Cable Car’s concentrated, hedged, value investing approach is summarized below. For further details, including a discussion of the associated risks, please see the firm’s brochure on Form ADV.
Concentrated Portfolios are composed of our best ideas
- Each of Cable Car’s investments has an individually attractive risk/return profile
- Cable Car typically holds 5-10 long positions and 10-15 short positions
- Short positions are smaller for risk management purposes
- Limiting the number of positions allows for more extensive due diligence
Hedged Short positions offset the impact of market downturns
- Protecting capital is Cable Car’s first priority
- Short positions can provide incremental capital to invest in high-quality businesses that have declined in price
- Markets are uncertain — Cable Car is agnostic whether they will go up or down in the short run
- Cable Car’s net exposure is positive because capital has a cost over the long run
Value investing Valuation discipline provides a margin of safety
- Cable Car’s investments are based on proprietary estimates of intrinsic value
- Cable Car seeks to buy assets below and sell assets above the value of their net assets or a fair multiple of their cashflows
- Cable Car does not restrict itself to low-multiple stocks; fast-growing companies can also be mispriced
- Cable Car often adopts a contrarian bias, preferring investments that are out-of-favor or underfollowed
Cable Car invests in a variety of different businesses and situations whose main commonality is a fundamental reason to believe the investment has limited downside in addition to the prospective return.
For core long positions, the firm generally seeks opportunities to buy high-quality franchises that can compound capital for many years at high rates of return.
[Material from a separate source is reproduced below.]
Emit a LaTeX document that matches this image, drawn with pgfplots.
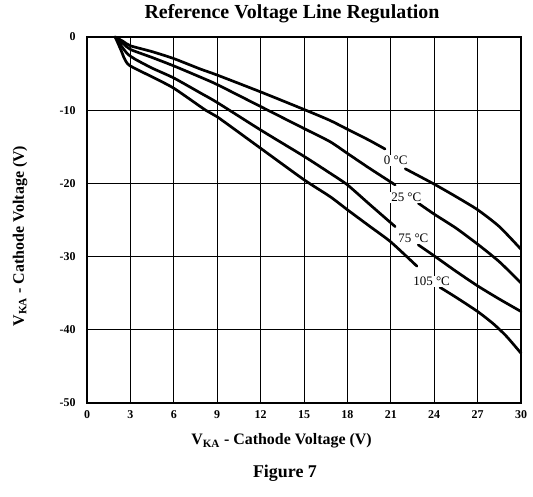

Ideal long holdings have well-incentivized management teams, healthy balance sheets, and strong cash flow generation. These companies may be underpriced due to a period of change misunderstood by other market participants, or the valuation may reflect unreasonably pessimistic expectations. Cable Car also attempts to capitalize on short-term mispricing caused by misinterpreted news items, catalysts for change at a company, and corporate actions such as tender offers, distributions, reorganizations, and merger and acquisition activity. Short positions generally exhibit the opposite characteristics of long positions. Cable Car seeks mismanaged, overhyped, or fraudulent businesses, typically with a predictable catalyst for revaluation, as well as otherwise good businesses facing intractable competitive, industry, or regulatory challenges, overly optimistic expectations, or excessive financial risks.
Cable Car identifies prospective investment ideas through news and events, corporate actions, public filings, conversations with other members of the investment community, and observation of companies and industries over time. Investment follows a thorough review of recent public filings and events, followed by detailed financial analysis. Typical analysis includes a bottom-up valuation of the business, identification of key value drivers and risk factors, and construction of financial forecasts under multiple scenarios. Quantitative analysis is supported by extensive conversations with other market participants, industry experts, and company management. Cable Car generally aims to invest with a differentiated view of the industry or company prospects from consensus.
For risk management purposes, Cable Car limits its use of leverage and the maximum size of individual positions. Cable Car also carefully considers opportunities to offset identifiable risk factors in the portfolio. However, investing with Cable Car still involves significant risks, and Cable Car cannot guarantee the performance of its investment program or any individual investment. Prospective clients should refer to Cable Car’s brochure on Form ADV for further details.